Women, in particular, will soon be top of mind for recruiters. For decades now, companies have benefited from the growing pool of women entering the labour market. But that trend is now reversing itself, according to recent projections by Toronto-Dominion Bank economist Beata Caranci. She estimates that the participation rate of women in the work force will drop from nearly 62.8 per cent today to 56 per cent in 2030, and 53 per cent by 2050.

To counter the declining participation of women, employers will need to get a lot more creative about enticing mothers to stay in the labour force, and to return after they have children. That means they'll have to offer more flexible benefits, including heavily subsidized daycare and extended leaves of absence during child-rearing years.

"Re-engineering jobs to provide flexible work options is a necessary next step," Ms. Caranci says.

There are already clear signs of growing strain in the workforce. Canadians are taking 21 per cent more unscheduled days off to deal with personal issues than they did a decade ago. And if you and your mate are feeling incrementally more squeezed for time together, it's probably because you are: Couples are working 7 hours more a week than in 1976. Add in the problem of eldercare - workers in their prime having to care for aging parents, and sometimes young children as well - and the picture starts to look grim.

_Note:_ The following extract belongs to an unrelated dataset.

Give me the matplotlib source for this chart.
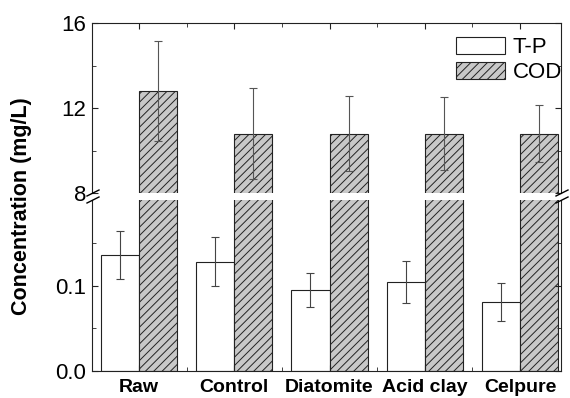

Our attitudes about work are about as sunny: In a recent Florida State University study on the impact of the recession, 40 per cent of American workers said their jobs were not as important to them as they once were - tied, perhaps, to the fact that 70 per cent of those surveyed said most days at work felt like they would never end.

Experts say the key to dealing with the looming demographic crunch is to make it easier for workers to balance their jobs and their lives.

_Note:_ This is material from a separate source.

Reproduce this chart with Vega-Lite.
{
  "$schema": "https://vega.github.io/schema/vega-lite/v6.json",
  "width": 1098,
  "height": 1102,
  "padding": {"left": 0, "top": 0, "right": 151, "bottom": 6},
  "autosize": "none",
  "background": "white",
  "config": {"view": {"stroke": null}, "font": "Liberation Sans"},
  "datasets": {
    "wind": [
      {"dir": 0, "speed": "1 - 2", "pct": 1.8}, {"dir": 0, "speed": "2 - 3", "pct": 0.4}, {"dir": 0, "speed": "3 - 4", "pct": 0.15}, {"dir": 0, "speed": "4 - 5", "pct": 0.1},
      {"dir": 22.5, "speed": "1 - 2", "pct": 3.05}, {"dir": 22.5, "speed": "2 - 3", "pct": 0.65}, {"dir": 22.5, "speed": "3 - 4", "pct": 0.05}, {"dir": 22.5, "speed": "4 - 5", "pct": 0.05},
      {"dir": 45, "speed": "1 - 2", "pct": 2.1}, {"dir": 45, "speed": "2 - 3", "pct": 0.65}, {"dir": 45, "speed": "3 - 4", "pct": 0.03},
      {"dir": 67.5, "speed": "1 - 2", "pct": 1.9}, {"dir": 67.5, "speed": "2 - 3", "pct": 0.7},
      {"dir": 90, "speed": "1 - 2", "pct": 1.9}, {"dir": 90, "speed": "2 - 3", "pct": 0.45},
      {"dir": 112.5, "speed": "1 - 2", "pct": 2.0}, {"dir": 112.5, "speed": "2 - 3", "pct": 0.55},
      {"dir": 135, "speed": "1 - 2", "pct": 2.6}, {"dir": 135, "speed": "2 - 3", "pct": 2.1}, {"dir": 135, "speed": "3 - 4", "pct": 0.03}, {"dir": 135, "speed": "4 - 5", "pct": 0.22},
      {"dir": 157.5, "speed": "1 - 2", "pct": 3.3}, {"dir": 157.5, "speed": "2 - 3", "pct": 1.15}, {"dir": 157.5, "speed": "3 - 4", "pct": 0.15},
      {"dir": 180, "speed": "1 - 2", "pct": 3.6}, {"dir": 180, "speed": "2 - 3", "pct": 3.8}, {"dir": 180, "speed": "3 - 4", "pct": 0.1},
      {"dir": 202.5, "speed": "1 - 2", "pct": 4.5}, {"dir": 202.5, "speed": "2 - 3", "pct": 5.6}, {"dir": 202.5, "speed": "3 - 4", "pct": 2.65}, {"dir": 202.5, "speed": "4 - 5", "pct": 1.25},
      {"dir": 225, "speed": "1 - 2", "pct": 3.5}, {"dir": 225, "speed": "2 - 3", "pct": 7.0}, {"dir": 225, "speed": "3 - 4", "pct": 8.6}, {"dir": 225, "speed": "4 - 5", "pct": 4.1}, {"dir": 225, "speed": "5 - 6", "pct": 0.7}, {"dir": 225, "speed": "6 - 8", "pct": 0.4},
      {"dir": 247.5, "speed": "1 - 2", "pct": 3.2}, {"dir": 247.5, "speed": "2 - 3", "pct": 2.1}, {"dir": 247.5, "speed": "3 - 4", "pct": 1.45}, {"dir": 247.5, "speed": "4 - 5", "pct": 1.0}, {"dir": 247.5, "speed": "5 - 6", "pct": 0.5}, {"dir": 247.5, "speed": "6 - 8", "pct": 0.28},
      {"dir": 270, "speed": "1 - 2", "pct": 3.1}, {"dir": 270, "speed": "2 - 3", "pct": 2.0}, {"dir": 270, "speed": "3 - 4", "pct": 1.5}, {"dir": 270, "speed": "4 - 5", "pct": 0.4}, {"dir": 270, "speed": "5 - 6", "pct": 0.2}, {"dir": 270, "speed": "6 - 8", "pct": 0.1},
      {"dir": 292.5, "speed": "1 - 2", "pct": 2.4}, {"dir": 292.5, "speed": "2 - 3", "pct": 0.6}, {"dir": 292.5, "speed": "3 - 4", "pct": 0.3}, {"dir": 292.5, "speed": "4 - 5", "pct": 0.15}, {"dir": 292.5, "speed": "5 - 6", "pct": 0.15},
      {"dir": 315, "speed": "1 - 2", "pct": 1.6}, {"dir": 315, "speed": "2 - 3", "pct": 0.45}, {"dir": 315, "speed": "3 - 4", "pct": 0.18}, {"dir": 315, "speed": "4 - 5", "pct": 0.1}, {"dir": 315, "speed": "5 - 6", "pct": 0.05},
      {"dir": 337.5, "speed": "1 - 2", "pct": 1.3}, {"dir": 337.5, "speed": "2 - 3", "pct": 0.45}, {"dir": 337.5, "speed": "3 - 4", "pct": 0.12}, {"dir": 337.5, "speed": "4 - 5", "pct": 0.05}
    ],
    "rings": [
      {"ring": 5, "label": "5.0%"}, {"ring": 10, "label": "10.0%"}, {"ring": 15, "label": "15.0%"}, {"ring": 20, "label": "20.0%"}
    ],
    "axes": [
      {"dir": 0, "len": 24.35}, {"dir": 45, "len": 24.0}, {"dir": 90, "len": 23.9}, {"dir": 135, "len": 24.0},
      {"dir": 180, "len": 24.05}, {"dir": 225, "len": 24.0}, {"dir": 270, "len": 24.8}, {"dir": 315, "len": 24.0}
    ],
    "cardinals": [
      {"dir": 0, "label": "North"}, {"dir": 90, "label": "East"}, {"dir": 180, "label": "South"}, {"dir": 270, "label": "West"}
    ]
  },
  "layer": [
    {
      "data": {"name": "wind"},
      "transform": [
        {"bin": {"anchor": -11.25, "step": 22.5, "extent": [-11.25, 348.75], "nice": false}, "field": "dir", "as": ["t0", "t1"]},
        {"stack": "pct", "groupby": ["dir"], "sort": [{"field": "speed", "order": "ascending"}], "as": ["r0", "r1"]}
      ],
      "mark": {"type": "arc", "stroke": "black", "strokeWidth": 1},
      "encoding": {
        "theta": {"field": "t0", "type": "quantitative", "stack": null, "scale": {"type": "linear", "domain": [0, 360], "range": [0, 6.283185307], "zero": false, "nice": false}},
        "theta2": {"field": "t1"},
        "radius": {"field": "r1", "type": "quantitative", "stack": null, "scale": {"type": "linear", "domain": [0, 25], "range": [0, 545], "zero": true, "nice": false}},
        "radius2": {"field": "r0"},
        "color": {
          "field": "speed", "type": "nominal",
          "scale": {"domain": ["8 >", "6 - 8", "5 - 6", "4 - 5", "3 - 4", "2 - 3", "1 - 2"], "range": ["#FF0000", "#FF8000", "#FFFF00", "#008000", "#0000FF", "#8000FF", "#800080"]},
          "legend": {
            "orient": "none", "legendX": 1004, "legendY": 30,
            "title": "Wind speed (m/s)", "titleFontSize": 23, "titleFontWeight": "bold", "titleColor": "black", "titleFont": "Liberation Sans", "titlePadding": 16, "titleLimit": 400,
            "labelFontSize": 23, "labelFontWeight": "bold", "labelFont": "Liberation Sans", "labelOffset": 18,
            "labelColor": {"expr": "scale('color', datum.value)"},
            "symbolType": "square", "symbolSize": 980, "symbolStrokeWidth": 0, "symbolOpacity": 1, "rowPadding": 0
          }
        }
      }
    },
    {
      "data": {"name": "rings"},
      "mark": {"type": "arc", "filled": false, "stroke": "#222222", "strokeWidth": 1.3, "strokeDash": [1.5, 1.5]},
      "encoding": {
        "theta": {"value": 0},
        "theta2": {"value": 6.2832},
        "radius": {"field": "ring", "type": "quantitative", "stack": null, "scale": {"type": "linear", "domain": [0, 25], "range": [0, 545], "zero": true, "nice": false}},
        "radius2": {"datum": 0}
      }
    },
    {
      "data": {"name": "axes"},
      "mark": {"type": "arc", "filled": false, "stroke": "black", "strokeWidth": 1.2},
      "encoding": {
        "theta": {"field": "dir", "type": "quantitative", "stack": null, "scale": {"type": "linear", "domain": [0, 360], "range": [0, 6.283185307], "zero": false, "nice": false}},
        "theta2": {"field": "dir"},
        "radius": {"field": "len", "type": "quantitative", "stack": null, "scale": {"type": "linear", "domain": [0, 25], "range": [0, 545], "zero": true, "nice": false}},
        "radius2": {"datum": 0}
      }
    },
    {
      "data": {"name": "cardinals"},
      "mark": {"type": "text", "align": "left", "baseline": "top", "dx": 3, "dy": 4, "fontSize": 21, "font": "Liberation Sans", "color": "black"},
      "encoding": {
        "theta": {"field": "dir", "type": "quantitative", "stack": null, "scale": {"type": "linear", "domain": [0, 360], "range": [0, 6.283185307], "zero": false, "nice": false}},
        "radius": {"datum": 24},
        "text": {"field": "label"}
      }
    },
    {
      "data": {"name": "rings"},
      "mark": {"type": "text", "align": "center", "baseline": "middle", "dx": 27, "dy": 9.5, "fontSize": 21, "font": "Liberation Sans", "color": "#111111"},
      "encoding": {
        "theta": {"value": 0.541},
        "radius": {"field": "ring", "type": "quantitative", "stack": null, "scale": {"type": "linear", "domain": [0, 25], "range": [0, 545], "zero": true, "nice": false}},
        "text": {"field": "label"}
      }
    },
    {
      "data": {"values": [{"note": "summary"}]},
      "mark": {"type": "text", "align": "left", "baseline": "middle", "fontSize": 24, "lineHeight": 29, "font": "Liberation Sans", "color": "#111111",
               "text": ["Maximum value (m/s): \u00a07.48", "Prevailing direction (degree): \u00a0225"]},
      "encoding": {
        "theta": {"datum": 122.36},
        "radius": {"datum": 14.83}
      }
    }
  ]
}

One way to do that is what those in the benefits business call "total rewards."

Forget a take-or-leave-it salary, three weeks off and a pension. In the future, workers may get an envelope with $100,000, along with the freedom to spend the cash virtually any way they want on an array of benefits, including buying or selling their time off.

Two months off and no corporate pension. Fine. All cash and no vacation. That's okay, too.

A clutch of companies in other countries, including the Bank of Scotland, already offer that kind of complete flexibility. But no major Canadian company is ready to go that far yet, according to Bob McKay, a senior benefits consultant with Aon Hewitt Canada in Toronto.

About a quarter of Canadian companies currently allow their employees to move some cash around between various offerings in their compensation package, such as buying a bigger pension, more holidays, better health care or health club memberships, according to a 2009 Aon Hewitt survey of more than 200 organizations. Most, however, offer relatively little choice.

So when will your boss show you she cares?

It's comes back to supply and demand.

At the height of the oil sands boom in 2008, one large Alberta company explored the idea of giving workers complete control of their compensation packages as a means of standing out in a tight labour market. Then, "the bottom fell out" of the boom and the project was quietly shelved, according to Mr. McKay, who was a consultant on the project.

Change is coming, but slowly. The aging population and the looming skills shortage will eventually force companies to offer workers unfettered choice. "The only question is when that will happen," said Mr. McKay, pointing out that different industries and professions may be pressured to change at vastly different paces.

For now, forcing people to shut off their Blackberries at home might be a simpler way to ease work-life stress.

Just don't tell Mr. Escher, the high-Stech entrepreneur. "I would have a hard time dealing with things without my Blackberry," he says.